::: SOURCE MATERIAL
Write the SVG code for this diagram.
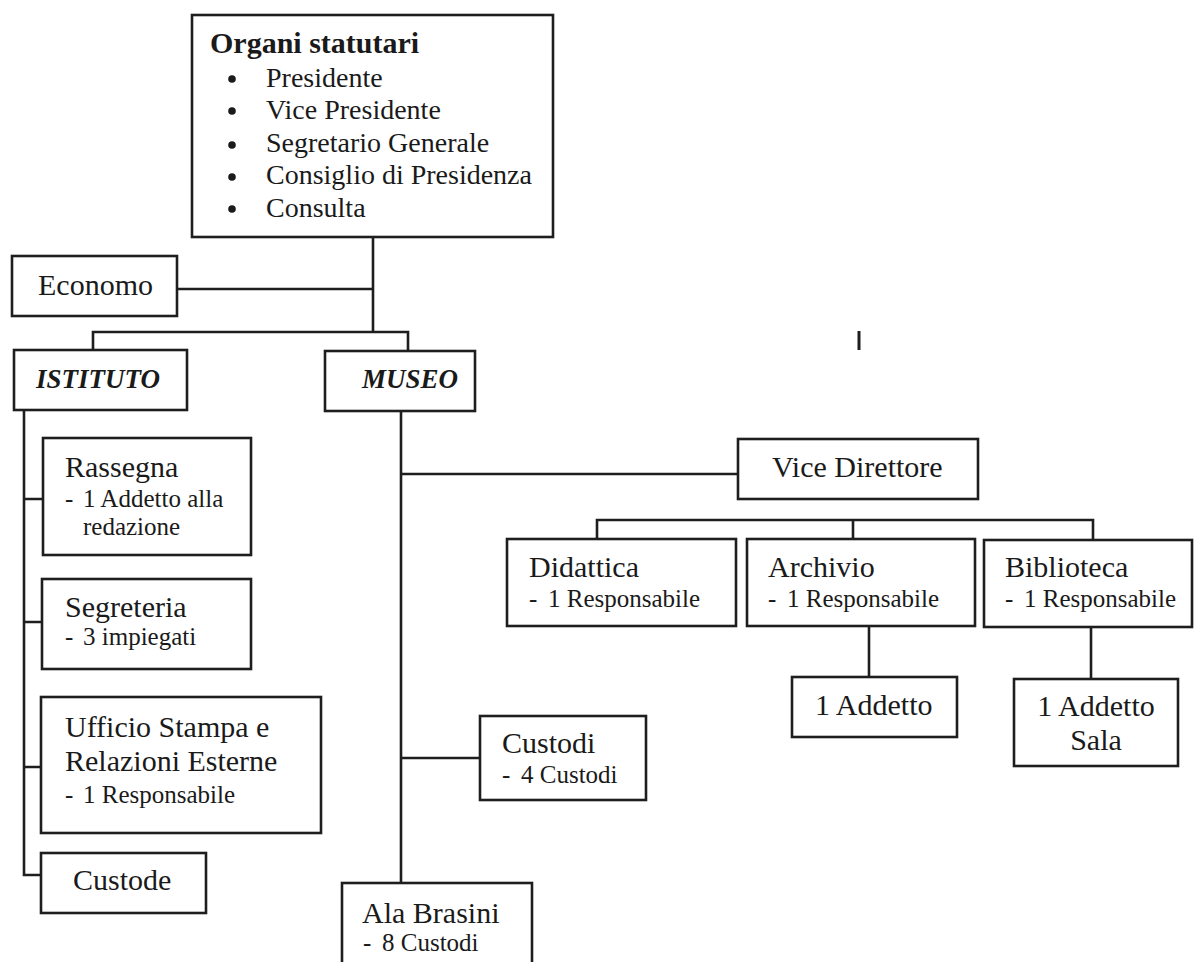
<svg xmlns="http://www.w3.org/2000/svg" width="1196" height="962" viewBox="0 0 1196 962">
<style>
.box{fill:#fff;stroke:#1e1e1e;stroke-width:2.6}
.ln{fill:none;stroke:#1e1e1e;stroke-width:2.6}
text{font-family:"Liberation Serif","Times New Roman",serif;fill:#1a1a1a}
.t{font-size:30px}
.s{font-size:25px}
.i{font-size:28px}
.h{font-size:30px;font-weight:bold}
.bi{font-size:27px;font-weight:bold;font-style:italic}
.dot{fill:#1a1a1a}
</style>
<rect width="1196" height="962" fill="#fff"/>
<g id="connectors">
<path class="ln" d="M373 237V332"/>
<path class="ln" d="M177 289H373"/>
<path class="ln" d="M93 350V332H408V351"/>
<path class="ln" d="M24 410V875H41"/>
<path class="ln" d="M24 499H43M24 622H42M24 767H41"/>
<path class="ln" d="M401 411V883"/>
<path class="ln" d="M401 474H738"/>
<path class="ln" d="M401 758H480"/>
<path class="ln" d="M597 539V520H1093V540M853 520V539"/>
<path class="ln" d="M869 626V677"/>
<path class="ln" d="M1091 627V679"/>
<path d="M859 331V350" stroke="#1e1e1e" stroke-width="3"/>
</g>
<g id="organi">
<rect class="box" x="192" y="15" width="361" height="222"/>
<text class="h" x="210" y="53">Organi statutari</text>
<circle class="dot" cx="232" cy="79" r="3.8"/><text class="i" x="266" y="87">Presidente</text>
<circle class="dot" cx="232" cy="111" r="3.8"/><text class="i" x="266" y="119">Vice Presidente</text>
<circle class="dot" cx="232" cy="145" r="3.8"/><text class="i" x="266" y="152">Segretario Generale</text>
<circle class="dot" cx="232" cy="177" r="3.8"/><text class="i" x="266" y="184">Consiglio di Presidenza</text>
<circle class="dot" cx="232" cy="209" r="3.8"/><text class="i" x="266" y="217">Consulta</text>
</g>
<g id="economo">
<rect class="box" x="12" y="256" width="165" height="60"/>
<text class="t" x="38" y="295">Economo</text>
</g>
<g id="istituto">
<rect class="box" x="14" y="350" width="173" height="60"/>
<text class="bi" x="36" y="388">ISTITUTO</text>
</g>
<g id="museo">
<rect class="box" x="325" y="351" width="150" height="60"/>
<text class="bi" x="362" y="388">MUSEO</text>
</g>
<g id="rassegna">
<rect class="box" x="43" y="438" width="208" height="117"/>
<text class="t" x="65" y="477">Rassegna</text>
<text class="s" x="65" y="507">-</text><text class="s" x="83" y="507">1 Addetto alla</text>
<text class="s" x="83" y="535">redazione</text>
</g>
<g id="segreteria">
<rect class="box" x="42" y="579" width="209" height="90"/>
<text class="t" x="65" y="617">Segreteria</text>
<text class="s" x="65" y="645">-</text><text class="s" x="83" y="645">3 impiegati</text>
</g>
<g id="ufficio">
<rect class="box" x="41" y="697" width="280" height="136"/>
<text class="t" x="65" y="737">Ufficio Stampa e</text>
<text class="t" x="65" y="771">Relazioni Esterne</text>
<text class="s" x="65" y="803">-</text><text class="s" x="83" y="803">1 Responsabile</text>
</g>
<g id="custode">
<rect class="box" x="41" y="853" width="165" height="60"/>
<text class="t" x="73" y="890">Custode</text>
</g>
<g id="custodi">
<rect class="box" x="480" y="716" width="166" height="84"/>
<text class="t" x="502" y="753">Custodi</text>
<text class="s" x="502" y="783">-</text><text class="s" x="521" y="783">4 Custodi</text>
</g>
<g id="ala-brasini">
<rect class="box" x="342" y="883" width="190" height="100"/>
<text class="t" x="362" y="923">Ala Brasini</text>
<text class="s" x="363" y="951">-</text><text class="s" x="382" y="951">8 Custodi</text>
</g>
<g id="vice-direttore">
<rect class="box" x="738" y="439" width="240" height="60"/>
<text class="t" x="772" y="477">Vice Direttore</text>
</g>
<g id="didattica">
<rect class="box" x="507" y="539" width="229" height="87"/>
<text class="t" x="529" y="577">Didattica</text>
<text class="s" x="529" y="607">-</text><text class="s" x="548" y="607">1 Responsabile</text>
</g>
<g id="archivio">
<rect class="box" x="747" y="539" width="228" height="87"/>
<text class="t" x="768" y="577">Archivio</text>
<text class="s" x="768" y="607">-</text><text class="s" x="787" y="607">1 Responsabile</text>
</g>
<g id="biblioteca">
<rect class="box" x="984" y="540" width="208" height="87"/>
<text class="t" x="1005" y="577">Biblioteca</text>
<text class="s" x="1005" y="607">-</text><text class="s" x="1024" y="607">1 Responsabile</text>
</g>
<g id="addetto">
<rect class="box" x="792" y="677" width="165" height="60"/>
<text class="t" x="815" y="715">1 Addetto</text>
</g>
<g id="addetto-sala">
<rect class="box" x="1014" y="679" width="164" height="87"/>
<text class="t" x="1096" y="716" text-anchor="middle">1 Addetto</text>
<text class="t" x="1096" y="750" text-anchor="middle">Sala</text>
</g>
</svg>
::::::
Skipping the pictures, transcribe each line above exactly as it appears.

* **ANSWER TO THIS EXERCISE**
Write the SVG code for this diagram.
<svg xmlns="http://www.w3.org/2000/svg" width="1196" height="962" viewBox="0 0 1196 962">
<style>
.box{fill:#fff;stroke:#1e1e1e;stroke-width:2.6}
.ln{fill:none;stroke:#1e1e1e;stroke-width:2.6}
text{font-family:"Liberation Serif","Times New Roman",serif;fill:#1a1a1a}
.t{font-size:30px}
.s{font-size:25px}
.i{font-size:28px}
.h{font-size:30px;font-weight:bold}
.bi{font-size:27px;font-weight:bold;font-style:italic}
.dot{fill:#1a1a1a}
</style>
<rect width="1196" height="962" fill="#fff"/>
<g id="connectors">
<path class="ln" d="M373 237V332"/>
<path class="ln" d="M177 289H373"/>
<path class="ln" d="M93 350V332H408V351"/>
<path class="ln" d="M24 410V875H41"/>
<path class="ln" d="M24 499H43M24 622H42M24 767H41"/>
<path class="ln" d="M401 411V883"/>
<path class="ln" d="M401 474H738"/>
<path class="ln" d="M401 758H480"/>
<path class="ln" d="M597 539V520H1093V540M853 520V539"/>
<path class="ln" d="M869 626V677"/>
<path class="ln" d="M1091 627V679"/>
<path d="M859 331V350" stroke="#1e1e1e" stroke-width="3"/>
</g>
<g id="organi">
<rect class="box" x="192" y="15" width="361" height="222"/>
<text class="h" x="210" y="53">Organi statutari</text>
<circle class="dot" cx="232" cy="79" r="3.8"/><text class="i" x="266" y="87">Presidente</text>
<circle class="dot" cx="232" cy="111" r="3.8"/><text class="i" x="266" y="119">Vice Presidente</text>
<circle class="dot" cx="232" cy="145" r="3.8"/><text class="i" x="266" y="152">Segretario Generale</text>
<circle class="dot" cx="232" cy="177" r="3.8"/><text class="i" x="266" y="184">Consiglio di Presidenza</text>
<circle class="dot" cx="232" cy="209" r="3.8"/><text class="i" x="266" y="217">Consulta</text>
</g>
<g id="economo">
<rect class="box" x="12" y="256" width="165" height="60"/>
<text class="t" x="38" y="295">Economo</text>
</g>
<g id="istituto">
<rect class="box" x="14" y="350" width="173" height="60"/>
<text class="bi" x="36" y="388">ISTITUTO</text>
</g>
<g id="museo">
<rect class="box" x="325" y="351" width="150" height="60"/>
<text class="bi" x="362" y="388">MUSEO</text>
</g>
<g id="rassegna">
<rect class="box" x="43" y="438" width="208" height="117"/>
<text class="t" x="65" y="477">Rassegna</text>
<text class="s" x="65" y="507">-</text><text class="s" x="83" y="507">1 Addetto alla</text>
<text class="s" x="83" y="535">redazione</text>
</g>
<g id="segreteria">
<rect class="box" x="42" y="579" width="209" height="90"/>
<text class="t" x="65" y="617">Segreteria</text>
<text class="s" x="65" y="645">-</text><text class="s" x="83" y="645">3 impiegati</text>
</g>
<g id="ufficio">
<rect class="box" x="41" y="697" width="280" height="136"/>
<text class="t" x="65" y="737">Ufficio Stampa e</text>
<text class="t" x="65" y="771">Relazioni Esterne</text>
<text class="s" x="65" y="803">-</text><text class="s" x="83" y="803">1 Responsabile</text>
</g>
<g id="custode">
<rect class="box" x="41" y="853" width="165" height="60"/>
<text class="t" x="73" y="890">Custode</text>
</g>
<g id="custodi">
<rect class="box" x="480" y="716" width="166" height="84"/>
<text class="t" x="502" y="753">Custodi</text>
<text class="s" x="502" y="783">-</text><text class="s" x="521" y="783">4 Custodi</text>
</g>
<g id="ala-brasini">
<rect class="box" x="342" y="883" width="190" height="100"/>
<text class="t" x="362" y="923">Ala Brasini</text>
<text class="s" x="363" y="951">-</text><text class="s" x="382" y="951">8 Custodi</text>
</g>
<g id="vice-direttore">
<rect class="box" x="738" y="439" width="240" height="60"/>
<text class="t" x="772" y="477">Vice Direttore</text>
</g>
<g id="didattica">
<rect class="box" x="507" y="539" width="229" height="87"/>
<text class="t" x="529" y="577">Didattica</text>
<text class="s" x="529" y="607">-</text><text class="s" x="548" y="607">1 Responsabile</text>
</g>
<g id="archivio">
<rect class="box" x="747" y="539" width="228" height="87"/>
<text class="t" x="768" y="577">Archivio</text>
<text class="s" x="768" y="607">-</text><text class="s" x="787" y="607">1 Responsabile</text>
</g>
<g id="biblioteca">
<rect class="box" x="984" y="540" width="208" height="87"/>
<text class="t" x="1005" y="577">Biblioteca</text>
<text class="s" x="1005" y="607">-</text><text class="s" x="1024" y="607">1 Responsabile</text>
</g>
<g id="addetto">
<rect class="box" x="792" y="677" width="165" height="60"/>
<text class="t" x="815" y="715">1 Addetto</text>
</g>
<g id="addetto-sala">
<rect class="box" x="1014" y="679" width="164" height="87"/>
<text class="t" x="1096" y="716" text-anchor="middle">1 Addetto</text>
<text class="t" x="1096" y="750" text-anchor="middle">Sala</text>
</g>
</svg>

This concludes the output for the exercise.